Goal: Return every record below exactly as written, omitting any pictures.

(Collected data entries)
+ + + + + + +
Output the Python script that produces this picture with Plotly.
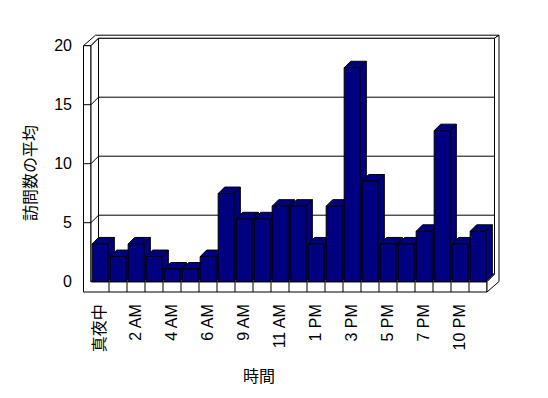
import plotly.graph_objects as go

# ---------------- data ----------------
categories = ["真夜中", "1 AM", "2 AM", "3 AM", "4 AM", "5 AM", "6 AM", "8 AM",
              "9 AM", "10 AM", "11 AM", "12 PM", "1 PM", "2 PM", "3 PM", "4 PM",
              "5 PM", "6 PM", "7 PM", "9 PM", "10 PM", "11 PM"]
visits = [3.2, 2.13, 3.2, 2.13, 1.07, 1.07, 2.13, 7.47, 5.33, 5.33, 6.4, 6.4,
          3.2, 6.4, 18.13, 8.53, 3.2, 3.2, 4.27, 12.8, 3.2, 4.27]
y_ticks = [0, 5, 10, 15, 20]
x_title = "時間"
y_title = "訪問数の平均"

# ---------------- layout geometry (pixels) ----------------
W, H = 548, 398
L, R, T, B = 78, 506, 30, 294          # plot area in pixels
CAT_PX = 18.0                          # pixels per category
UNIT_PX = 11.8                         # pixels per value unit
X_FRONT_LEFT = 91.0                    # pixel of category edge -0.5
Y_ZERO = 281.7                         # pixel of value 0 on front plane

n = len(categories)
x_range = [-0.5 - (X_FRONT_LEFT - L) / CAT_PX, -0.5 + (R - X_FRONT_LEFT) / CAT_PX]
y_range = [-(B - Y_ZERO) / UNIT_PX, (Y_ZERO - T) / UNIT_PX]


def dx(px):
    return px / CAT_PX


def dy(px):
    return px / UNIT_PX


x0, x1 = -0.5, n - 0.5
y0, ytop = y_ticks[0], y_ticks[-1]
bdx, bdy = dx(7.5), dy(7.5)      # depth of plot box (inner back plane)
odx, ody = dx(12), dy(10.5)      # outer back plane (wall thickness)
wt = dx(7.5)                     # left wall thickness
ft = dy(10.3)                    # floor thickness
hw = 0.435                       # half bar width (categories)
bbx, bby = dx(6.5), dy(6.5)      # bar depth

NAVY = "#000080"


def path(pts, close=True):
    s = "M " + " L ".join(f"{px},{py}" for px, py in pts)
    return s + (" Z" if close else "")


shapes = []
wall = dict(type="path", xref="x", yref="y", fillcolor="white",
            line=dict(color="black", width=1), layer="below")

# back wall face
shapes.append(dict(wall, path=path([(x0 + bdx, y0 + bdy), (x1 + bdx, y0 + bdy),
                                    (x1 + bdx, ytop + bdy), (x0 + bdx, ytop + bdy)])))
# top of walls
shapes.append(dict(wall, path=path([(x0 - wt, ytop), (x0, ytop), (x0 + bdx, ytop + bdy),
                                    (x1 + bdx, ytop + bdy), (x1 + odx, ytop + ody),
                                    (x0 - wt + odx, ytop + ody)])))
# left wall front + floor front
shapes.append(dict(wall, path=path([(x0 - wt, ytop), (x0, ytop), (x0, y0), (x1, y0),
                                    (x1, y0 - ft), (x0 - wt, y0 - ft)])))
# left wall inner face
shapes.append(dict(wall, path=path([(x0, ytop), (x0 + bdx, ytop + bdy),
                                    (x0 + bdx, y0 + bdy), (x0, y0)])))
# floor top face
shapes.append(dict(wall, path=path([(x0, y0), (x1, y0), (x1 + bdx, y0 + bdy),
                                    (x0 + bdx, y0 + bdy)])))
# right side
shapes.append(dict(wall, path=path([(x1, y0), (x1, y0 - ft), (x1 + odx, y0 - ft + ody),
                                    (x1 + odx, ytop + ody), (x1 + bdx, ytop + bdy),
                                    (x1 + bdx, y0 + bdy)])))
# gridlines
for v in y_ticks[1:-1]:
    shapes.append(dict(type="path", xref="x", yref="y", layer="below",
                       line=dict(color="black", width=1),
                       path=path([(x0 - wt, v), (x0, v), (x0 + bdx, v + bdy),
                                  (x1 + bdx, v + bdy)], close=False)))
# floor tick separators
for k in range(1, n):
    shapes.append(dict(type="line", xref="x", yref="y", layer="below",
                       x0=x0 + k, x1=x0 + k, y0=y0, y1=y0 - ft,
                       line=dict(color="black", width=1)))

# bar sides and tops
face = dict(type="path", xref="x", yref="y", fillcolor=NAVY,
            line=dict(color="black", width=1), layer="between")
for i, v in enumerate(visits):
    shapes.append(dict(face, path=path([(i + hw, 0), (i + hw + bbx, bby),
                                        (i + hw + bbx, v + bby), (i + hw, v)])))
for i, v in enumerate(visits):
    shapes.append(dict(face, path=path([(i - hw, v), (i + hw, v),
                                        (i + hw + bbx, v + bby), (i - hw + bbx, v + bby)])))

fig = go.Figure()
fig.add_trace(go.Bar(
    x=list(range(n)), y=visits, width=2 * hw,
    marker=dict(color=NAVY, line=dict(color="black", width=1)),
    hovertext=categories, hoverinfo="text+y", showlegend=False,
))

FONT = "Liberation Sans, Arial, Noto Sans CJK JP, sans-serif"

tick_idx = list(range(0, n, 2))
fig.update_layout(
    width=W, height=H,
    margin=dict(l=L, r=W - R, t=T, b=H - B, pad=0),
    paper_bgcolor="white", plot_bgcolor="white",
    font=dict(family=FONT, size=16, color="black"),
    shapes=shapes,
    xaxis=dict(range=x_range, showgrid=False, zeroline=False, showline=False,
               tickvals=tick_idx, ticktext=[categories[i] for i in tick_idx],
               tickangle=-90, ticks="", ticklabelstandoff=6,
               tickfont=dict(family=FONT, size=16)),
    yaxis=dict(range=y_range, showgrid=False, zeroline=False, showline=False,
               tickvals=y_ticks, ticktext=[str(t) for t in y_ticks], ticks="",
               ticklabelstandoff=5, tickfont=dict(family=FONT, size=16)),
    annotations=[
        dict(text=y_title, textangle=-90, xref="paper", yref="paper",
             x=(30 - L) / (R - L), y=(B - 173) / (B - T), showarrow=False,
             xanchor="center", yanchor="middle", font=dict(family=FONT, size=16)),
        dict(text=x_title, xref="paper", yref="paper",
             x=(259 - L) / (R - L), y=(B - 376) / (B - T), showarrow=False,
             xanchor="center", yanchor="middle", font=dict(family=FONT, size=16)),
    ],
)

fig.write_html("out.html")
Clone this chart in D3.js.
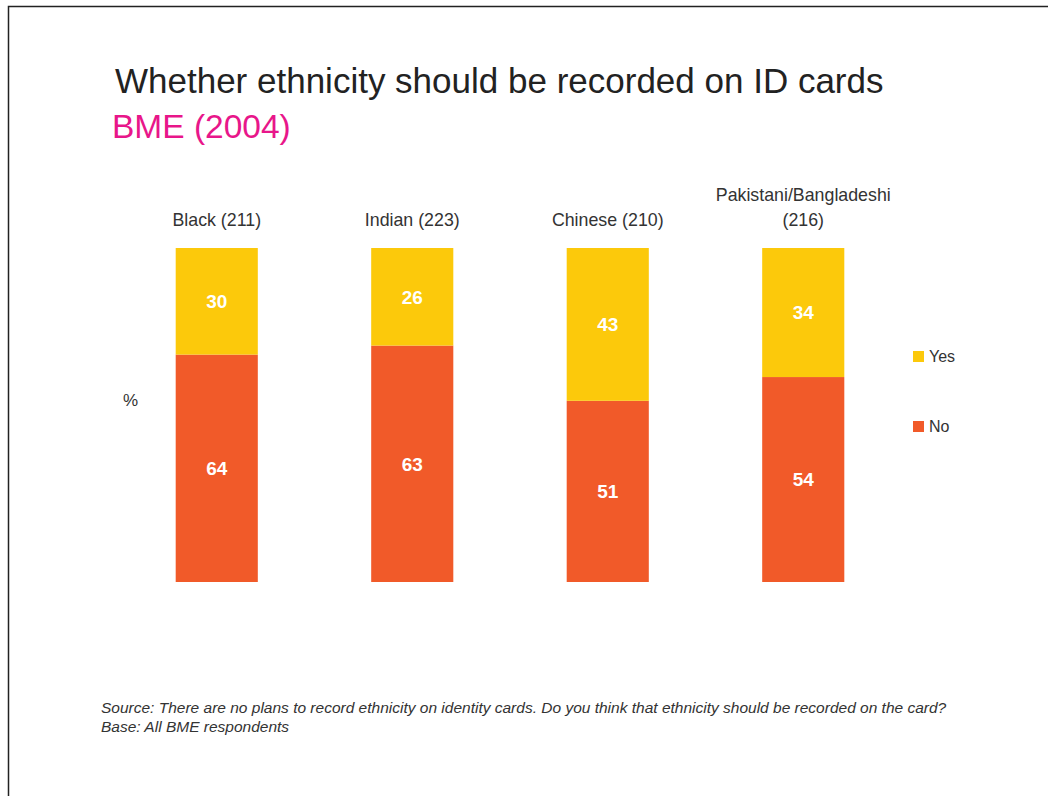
+ + + + + + +
Written answer:
Output the Python script that produces this picture with Plotly.
import plotly.graph_objects as go

# ---------------- data ----------------
categories = ["真夜中", "1 AM", "2 AM", "3 AM", "4 AM", "5 AM", "6 AM", "8 AM",
              "9 AM", "10 AM", "11 AM", "12 PM", "1 PM", "2 PM", "3 PM", "4 PM",
              "5 PM", "6 PM", "7 PM", "9 PM", "10 PM", "11 PM"]
visits = [3.2, 2.13, 3.2, 2.13, 1.07, 1.07, 2.13, 7.47, 5.33, 5.33, 6.4, 6.4,
          3.2, 6.4, 18.13, 8.53, 3.2, 3.2, 4.27, 12.8, 3.2, 4.27]
y_ticks = [0, 5, 10, 15, 20]
x_title = "時間"
y_title = "訪問数の平均"

# ---------------- layout geometry (pixels) ----------------
W, H = 548, 398
L, R, T, B = 78, 506, 30, 294          # plot area in pixels
CAT_PX = 18.0                          # pixels per category
UNIT_PX = 11.8                         # pixels per value unit
X_FRONT_LEFT = 91.0                    # pixel of category edge -0.5
Y_ZERO = 281.7                         # pixel of value 0 on front plane

n = len(categories)
x_range = [-0.5 - (X_FRONT_LEFT - L) / CAT_PX, -0.5 + (R - X_FRONT_LEFT) / CAT_PX]
y_range = [-(B - Y_ZERO) / UNIT_PX, (Y_ZERO - T) / UNIT_PX]


def dx(px):
    return px / CAT_PX


def dy(px):
    return px / UNIT_PX


x0, x1 = -0.5, n - 0.5
y0, ytop = y_ticks[0], y_ticks[-1]
bdx, bdy = dx(7.5), dy(7.5)      # depth of plot box (inner back plane)
odx, ody = dx(12), dy(10.5)      # outer back plane (wall thickness)
wt = dx(7.5)                     # left wall thickness
ft = dy(10.3)                    # floor thickness
hw = 0.435                       # half bar width (categories)
bbx, bby = dx(6.5), dy(6.5)      # bar depth

NAVY = "#000080"


def path(pts, close=True):
    s = "M " + " L ".join(f"{px},{py}" for px, py in pts)
    return s + (" Z" if close else "")


shapes = []
wall = dict(type="path", xref="x", yref="y", fillcolor="white",
            line=dict(color="black", width=1), layer="below")

# back wall face
shapes.append(dict(wall, path=path([(x0 + bdx, y0 + bdy), (x1 + bdx, y0 + bdy),
                                    (x1 + bdx, ytop + bdy), (x0 + bdx, ytop + bdy)])))
# top of walls
shapes.append(dict(wall, path=path([(x0 - wt, ytop), (x0, ytop), (x0 + bdx, ytop + bdy),
                                    (x1 + bdx, ytop + bdy), (x1 + odx, ytop + ody),
                                    (x0 - wt + odx, ytop + ody)])))
# left wall front + floor front
shapes.append(dict(wall, path=path([(x0 - wt, ytop), (x0, ytop), (x0, y0), (x1, y0),
                                    (x1, y0 - ft), (x0 - wt, y0 - ft)])))
# left wall inner face
shapes.append(dict(wall, path=path([(x0, ytop), (x0 + bdx, ytop + bdy),
                                    (x0 + bdx, y0 + bdy), (x0, y0)])))
# floor top face
shapes.append(dict(wall, path=path([(x0, y0), (x1, y0), (x1 + bdx, y0 + bdy),
                                    (x0 + bdx, y0 + bdy)])))
# right side
shapes.append(dict(wall, path=path([(x1, y0), (x1, y0 - ft), (x1 + odx, y0 - ft + ody),
                                    (x1 + odx, ytop + ody), (x1 + bdx, ytop + bdy),
                                    (x1 + bdx, y0 + bdy)])))
# gridlines
for v in y_ticks[1:-1]:
    shapes.append(dict(type="path", xref="x", yref="y", layer="below",
                       line=dict(color="black", width=1),
                       path=path([(x0 - wt, v), (x0, v), (x0 + bdx, v + bdy),
                                  (x1 + bdx, v + bdy)], close=False)))
# floor tick separators
for k in range(1, n):
    shapes.append(dict(type="line", xref="x", yref="y", layer="below",
                       x0=x0 + k, x1=x0 + k, y0=y0, y1=y0 - ft,
                       line=dict(color="black", width=1)))

# bar sides and tops
face = dict(type="path", xref="x", yref="y", fillcolor=NAVY,
            line=dict(color="black", width=1), layer="between")
for i, v in enumerate(visits):
    shapes.append(dict(face, path=path([(i + hw, 0), (i + hw + bbx, bby),
                                        (i + hw + bbx, v + bby), (i + hw, v)])))
for i, v in enumerate(visits):
    shapes.append(dict(face, path=path([(i - hw, v), (i + hw, v),
                                        (i + hw + bbx, v + bby), (i - hw + bbx, v + bby)])))

fig = go.Figure()
fig.add_trace(go.Bar(
    x=list(range(n)), y=visits, width=2 * hw,
    marker=dict(color=NAVY, line=dict(color="black", width=1)),
    hovertext=categories, hoverinfo="text+y", showlegend=False,
))

FONT = "Liberation Sans, Arial, Noto Sans CJK JP, sans-serif"

tick_idx = list(range(0, n, 2))
fig.update_layout(
    width=W, height=H,
    margin=dict(l=L, r=W - R, t=T, b=H - B, pad=0),
    paper_bgcolor="white", plot_bgcolor="white",
    font=dict(family=FONT, size=16, color="black"),
    shapes=shapes,
    xaxis=dict(range=x_range, showgrid=False, zeroline=False, showline=False,
               tickvals=tick_idx, ticktext=[categories[i] for i in tick_idx],
               tickangle=-90, ticks="", ticklabelstandoff=6,
               tickfont=dict(family=FONT, size=16)),
    yaxis=dict(range=y_range, showgrid=False, zeroline=False, showline=False,
               tickvals=y_ticks, ticktext=[str(t) for t in y_ticks], ticks="",
               ticklabelstandoff=5, tickfont=dict(family=FONT, size=16)),
    annotations=[
        dict(text=y_title, textangle=-90, xref="paper", yref="paper",
             x=(30 - L) / (R - L), y=(B - 173) / (B - T), showarrow=False,
             xanchor="center", yanchor="middle", font=dict(family=FONT, size=16)),
        dict(text=x_title, xref="paper", yref="paper",
             x=(259 - L) / (R - L), y=(B - 376) / (B - T), showarrow=False,
             xanchor="center", yanchor="middle", font=dict(family=FONT, size=16)),
    ],
)

fig.write_html("out.html")
Clone this chart in D3.js.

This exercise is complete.